Written request:
Quote every line below exactly and skip any picture.

-=-=-=-=-

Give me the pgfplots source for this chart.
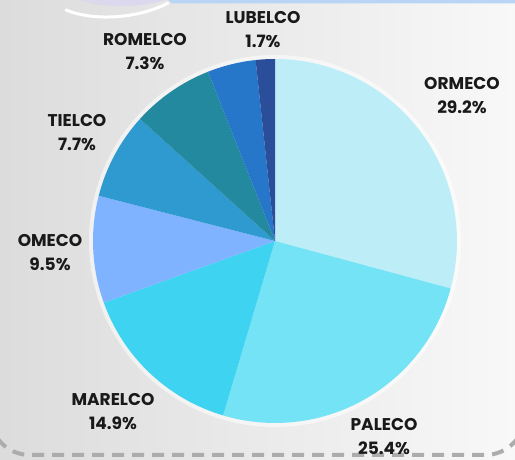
\documentclass[border=0pt]{standalone}
\usepackage{pgfplots}
\pgfplotsset{compat=1.18}
\usepackage{pgfplotstable}
\usepackage{fontspec}
\setmainfont{Poppins}

\definecolor{cOrmeco}{HTML}{BDEEF7}
\definecolor{cPaleco}{HTML}{73E3F5}
\definecolor{cMarelco}{HTML}{3FD3F2}
\definecolor{cOmeco}{HTML}{80B3FF}
\definecolor{cTielco}{HTML}{2E9AD0}
\definecolor{cRomelco}{HTML}{23899F}
\definecolor{cOther}{HTML}{2676C9}
\definecolor{cLubelco}{HTML}{2A4E99}
\definecolor{bgL}{HTML}{DCDCDC}
\definecolor{bgR}{HTML}{F8F8F8}
\definecolor{topblue}{HTML}{B9D5F4}
\definecolor{lav}{HTML}{DCD8EE}

% share (percent), colour, label position (px from left, from bottom)
\pgfplotstableread{
name    value color    lx  ly
ORMECO  29.2  cOrmeco  462 364
PALECO  25.4  cPaleco  384 23
MARELCO 14.9  cMarelco 113 48.5
OMECO   9.5   cOmeco   50  207.5
TIELCO  7.7   cTielco  77  327.5
ROMELCO 7.3   cRomelco 145 408
OTHER   4.3   cOther   -1  -1
LUBELCO 1.7   cLubelco 263 430
}\shares

\def\cx{275}
\def\cy{219}
\def\rr{182}

\begin{document}
\begin{tikzpicture}
\begin{axis}[
  x=1pt, y=1pt,
  xmin=0, xmax=515, ymin=0, ymax=460,
  hide axis, clip=false,
]
% panel background
\shade[left color=bgL, right color=bgR] (axis cs:0,0) rectangle (axis cs:515,460);
\fill[lav] (axis cs:80,460) .. controls (axis cs:100,452) and (axis cs:140,452) .. (axis cs:165,460) -- cycle;
\fill[topblue] (axis cs:168,460) -- (axis cs:515,460) -- (axis cs:515,456.5) -- (axis cs:172,456.5) -- cycle;
\draw[white, line width=3pt, line cap=round] (axis cs:66,450) .. controls (axis cs:95,438) and (axis cs:140,442) .. (axis cs:168,457);
\draw[overlay, gray!65, line width=4pt, dash pattern=on 12pt off 8pt, rounded corners=40pt]
  (axis cs:-10,300) -- (axis cs:-10,5) -- (axis cs:525,5) -- (axis cs:525,300);
% soft halo behind the pie
\fill[white, opacity=0.55] (axis cs:\cx,\cy) circle[radius=186pt];

\gdef\cum{0}
\pgfplotsforeachungrouped \i in {0,...,7}{%
  \pgfplotstablegetelem{\i}{value}\of\shares \let\v\pgfplotsretval
  \pgfplotstablegetelem{\i}{color}\of\shares \let\c\pgfplotsretval
  \pgfplotstablegetelem{\i}{name}\of\shares \let\n\pgfplotsretval
  \pgfplotstablegetelem{\i}{lx}\of\shares \let\lx\pgfplotsretval
  \pgfplotstablegetelem{\i}{ly}\of\shares \let\ly\pgfplotsretval
  \pgfmathsetmacro\aA{90-3.6*\cum}
  \pgfmathsetmacro\aB{\aA-3.6*\v}
  \pgfmathsetmacro\xs{\cx+\rr*cos(\aA)}
  \pgfmathsetmacro\ys{\cy+\rr*sin(\aA)}
  \pgfmathsetmacro\newcum{\cum+\v}
  \xdef\cum{\newcum}
  \edef\tmp{\noexpand\fill[\c] (axis cs:\cx,\cy) -- (axis cs:\xs,\ys)
    arc[start angle=\aA, end angle=\aB, radius=\rr pt] -- cycle;}
  \tmp
  \pgfmathparse{\lx>0 ? 1 : 0}
  \ifnum\pgfmathresult=1
    \edef\tmp{\noexpand\node[align=center, font=\noexpand\fontsize{17}{24}\noexpand\selectfont\noexpand\bfseries, text=black!90]
      at (axis cs:\lx,\ly) {\n\noexpand\\\v\noexpand\%};}
    \tmp
  \fi
}
\end{axis}
\end{tikzpicture}
\end{document}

-=-=-=-=-

Answer to this exercise:
Give me the pgfplots source for this chart.
\documentclass[border=0pt]{standalone}
\usepackage{pgfplots}
\pgfplotsset{compat=1.18}
\usepackage{pgfplotstable}
\usepackage{fontspec}
\setmainfont{Poppins}

\definecolor{cOrmeco}{HTML}{BDEEF7}
\definecolor{cPaleco}{HTML}{73E3F5}
\definecolor{cMarelco}{HTML}{3FD3F2}
\definecolor{cOmeco}{HTML}{80B3FF}
\definecolor{cTielco}{HTML}{2E9AD0}
\definecolor{cRomelco}{HTML}{23899F}
\definecolor{cOther}{HTML}{2676C9}
\definecolor{cLubelco}{HTML}{2A4E99}
\definecolor{bgL}{HTML}{DCDCDC}
\definecolor{bgR}{HTML}{F8F8F8}
\definecolor{topblue}{HTML}{B9D5F4}
\definecolor{lav}{HTML}{DCD8EE}

% share (percent), colour, label position (px from left, from bottom)
\pgfplotstableread{
name    value color    lx  ly
ORMECO  29.2  cOrmeco  462 364
PALECO  25.4  cPaleco  384 23
MARELCO 14.9  cMarelco 113 48.5
OMECO   9.5   cOmeco   50  207.5
TIELCO  7.7   cTielco  77  327.5
ROMELCO 7.3   cRomelco 145 408
OTHER   4.3   cOther   -1  -1
LUBELCO 1.7   cLubelco 263 430
}\shares

\def\cx{275}
\def\cy{219}
\def\rr{182}

\begin{document}
\begin{tikzpicture}
\begin{axis}[
  x=1pt, y=1pt,
  xmin=0, xmax=515, ymin=0, ymax=460,
  hide axis, clip=false,
]
% panel background
\shade[left color=bgL, right color=bgR] (axis cs:0,0) rectangle (axis cs:515,460);
\fill[lav] (axis cs:80,460) .. controls (axis cs:100,452) and (axis cs:140,452) .. (axis cs:165,460) -- cycle;
\fill[topblue] (axis cs:168,460) -- (axis cs:515,460) -- (axis cs:515,456.5) -- (axis cs:172,456.5) -- cycle;
\draw[white, line width=3pt, line cap=round] (axis cs:66,450) .. controls (axis cs:95,438) and (axis cs:140,442) .. (axis cs:168,457);
\draw[overlay, gray!65, line width=4pt, dash pattern=on 12pt off 8pt, rounded corners=40pt]
  (axis cs:-10,300) -- (axis cs:-10,5) -- (axis cs:525,5) -- (axis cs:525,300);
% soft halo behind the pie
\fill[white, opacity=0.55] (axis cs:\cx,\cy) circle[radius=186pt];

\gdef\cum{0}
\pgfplotsforeachungrouped \i in {0,...,7}{%
  \pgfplotstablegetelem{\i}{value}\of\shares \let\v\pgfplotsretval
  \pgfplotstablegetelem{\i}{color}\of\shares \let\c\pgfplotsretval
  \pgfplotstablegetelem{\i}{name}\of\shares \let\n\pgfplotsretval
  \pgfplotstablegetelem{\i}{lx}\of\shares \let\lx\pgfplotsretval
  \pgfplotstablegetelem{\i}{ly}\of\shares \let\ly\pgfplotsretval
  \pgfmathsetmacro\aA{90-3.6*\cum}
  \pgfmathsetmacro\aB{\aA-3.6*\v}
  \pgfmathsetmacro\xs{\cx+\rr*cos(\aA)}
  \pgfmathsetmacro\ys{\cy+\rr*sin(\aA)}
  \pgfmathsetmacro\newcum{\cum+\v}
  \xdef\cum{\newcum}
  \edef\tmp{\noexpand\fill[\c] (axis cs:\cx,\cy) -- (axis cs:\xs,\ys)
    arc[start angle=\aA, end angle=\aB, radius=\rr pt] -- cycle;}
  \tmp
  \pgfmathparse{\lx>0 ? 1 : 0}
  \ifnum\pgfmathresult=1
    \edef\tmp{\noexpand\node[align=center, font=\noexpand\fontsize{17}{24}\noexpand\selectfont\noexpand\bfseries, text=black!90]
      at (axis cs:\lx,\ly) {\n\noexpand\\\v\noexpand\%};}
    \tmp
  \fi
}
\end{axis}
\end{tikzpicture}
\end{document}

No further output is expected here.